Friday 8 January 2010

Adding metadata still

This morning I was mainly adding metadata to the same images I've been working on for the last week or so. I also helped Clare move the big table back into the garage, and take the smaller table out of the garage back into the kitchen.

While I was looking for information on Sheep (I needed to add a description/caption to a photo of a sheep), I came across this page, which lists various UK varieties of sheep.

I did finally finish adding metadata to my 33 images today. It's taken about a week to process them, and then a week to add metadata to them.

I took 3 versions of one the images I'd processed, and the original, and after getting them ready for the web, posted them to the Flickr critique group to try and get some feedback on them.

Also in the evening, I watched Mauser play a game on Xbox live called something like 'the one'. Basically, it's like who wants to be a millionaire, except the person is playing against 'the mob', which is a panel of 100 people. When anyone in 'the mob' gets a question wrong, they are knocked out. If 'the one' gets a question wrong, then they are eliminated, and all their points are distributed to the remaining members of 'the mob'.

Also like WWTBAM, 'the one' can choose to stop playing, and take their winnings.

Also, everyone in the audience can play (over 10,000 people), you get points for each question you get right, and bonus points depending on how fast you get the question right. If you're in the audience, your points aren't actually worth anything (other than being able to boast how many points you have), but I presume that the more points you have, the more likely you are to be chosen to be in 'the mob' or to be 'the one'.

Those in 'the mob' or 'the one' get to win Xbox points, which I think you can redeem for downloadable games etc.

I have seen a few things lately, where people mentioned that they use the ProPhoto RGB colorspace. I wondered why this was, and if it was actually any better than Adobe RGB, so I did some searching and found this thread over at photo.net: sRGB - AdobeRGB - ProPhoto RGB.

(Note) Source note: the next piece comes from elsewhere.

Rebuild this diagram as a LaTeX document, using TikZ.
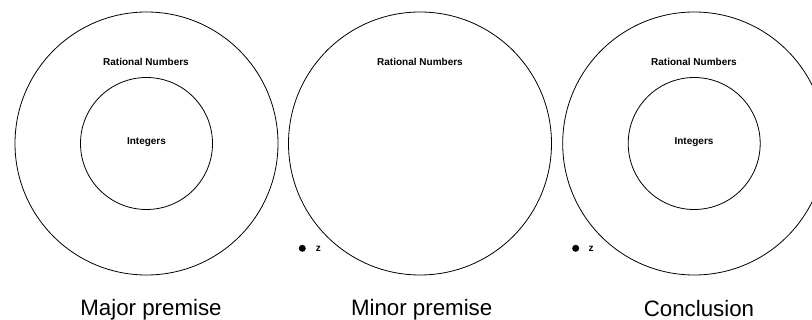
\documentclass[tikz,border=0pt]{standalone}
\usepackage{fontspec}
\setmainfont{Liberation Sans}
\begin{document}
\begin{tikzpicture}[x=1pt,y=-1pt,
  ring/.style={circle,draw,line width=0.8pt,inner sep=0pt},
  small/.style={font=\bfseries\fontsize{10}{12}\selectfont,inner sep=0pt,anchor=base},
  caption/.style={font=\fontsize{22.3}{26}\selectfont,inner sep=0pt,anchor=base},
  dotmark/.style={circle,fill,inner sep=0pt,minimum size=7pt}]
\useasboundingbox (0,0) rectangle (812,320);
\clip (0,0) rectangle (812,320);
% Major premise
\node[ring,minimum size=263pt] (o1) at (146.5,143.5) {};
\node[ring,minimum size=132pt] (i1) at (146.5,143.5) {};
\node[small] (r1) at (146,65.7) {Rational Numbers};
\node[small] (n1) at (146.5,144.5) {Integers};
\node[caption] (c1) at (151,315.5) {Major premise};
% Minor premise
\node[ring,minimum size=263pt] (o2) at (420,143.5) {};
\node[small] (r2) at (420,65.7) {Rational Numbers};
\node[dotmark] (d2) at (302.3,248.3) {};
\node[small] (z2) at (318.3,251.5) {z};
\node[caption] (c2) at (421.7,315.5) {Minor premise};
% Conclusion
\node[ring,minimum size=263pt] (o3) at (694.2,143.5) {};
\node[ring,minimum size=132pt] (i3) at (694.2,143.5) {};
\node[small] (r3) at (694,65.7) {Rational Numbers};
\node[small] (n3) at (694,144.5) {Integers};
\node[dotmark] (d3) at (575.7,248.3) {};
\node[small] (z3) at (591,251.5) {z};
\node[caption] (c3) at (699,316.5) {Conclusion};
\end{tikzpicture}
\end{document}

To quote Peter Werner's post there:
However, lately I've begun to question the wisdom of that. Basically, I could see the wisdom of capturing in ProPhoto, or some other super-wide gamut if you have the capability to do so ヨ this will give you a "digital negative" that you can use to make images when future monitor and printing technologies that aren't around today (actually, this is what Camera Raw is for, really). However, for printing or web publishing in the here and now, ProPhoto is a way bigger color space then one could possibly use ヨ to the best of my knowledge, even really good printers are only capable of rendering in Adobe RGB as their widest gamut. (Correct me if I'm wrong on this.)

The downside as I see it of working with ProPhoto is that you're inevitably going to have to downsample at some point. If you do so at the very end, there's a high likelihood that in you have all kinds of out-of-gamut colors. In fact, you might have even increased the number as you worked on the image color in ProPhoto. Neither the Colorimetric or Perceptual rendering intents that exist now to downsample to a smaller color space are perfect, and may have very real problems if a lot of your color is out of gamut, resulting in banding or like artifacts. On the other hand, if you start with or switch to the color space you're going to output in early in your workflow, you will only be shifting colors within the bounds of what you can actually print. Now, I'm not sure if having a wider gamut gives you some advantage with color correcting or otherwise rendering color even knowing you're going to downsample later.
So I think I'll stick with Adobe RGB for the moment.

The weather today started off a bit cloudy, about 9am the sun broke through a gap in the large grey cloud, looking very nice. It snowed a bit (very lightly), then the clouds blew away, and it was quite cloudless most of the day (including at sunset, which was very similar to yesterday, with a bald sky). About 4.30pm (about half an hour after sunset) some clouds started to roll in, then in the evening it snowed lightly a couple of times.

Food
Breakfast: Bowl of Maple & Pecan Crunch Oat Cereal; Cup o' Tea.
Lunch: Arran Mustard ham with ½ a sliced Vine Tomato Sandwich; Small Banana; Clementine; Lemon Slice; Chocolate Waver Bar; Cup o' Tea; 2x Cherry Liqueurs.
Dinner: Battered Fish Portion; Baked Beans; Mashed Potato; Ground Black Pepper. Pudding was 2x Home-made Mince Pies. 2x Coffees; Cherry Liqueur; Piece of Sainsbury's Mint Creme Chocolate.
Supper: Milk Chocolate Coated Crinkle Crunch; Cup o' Tea.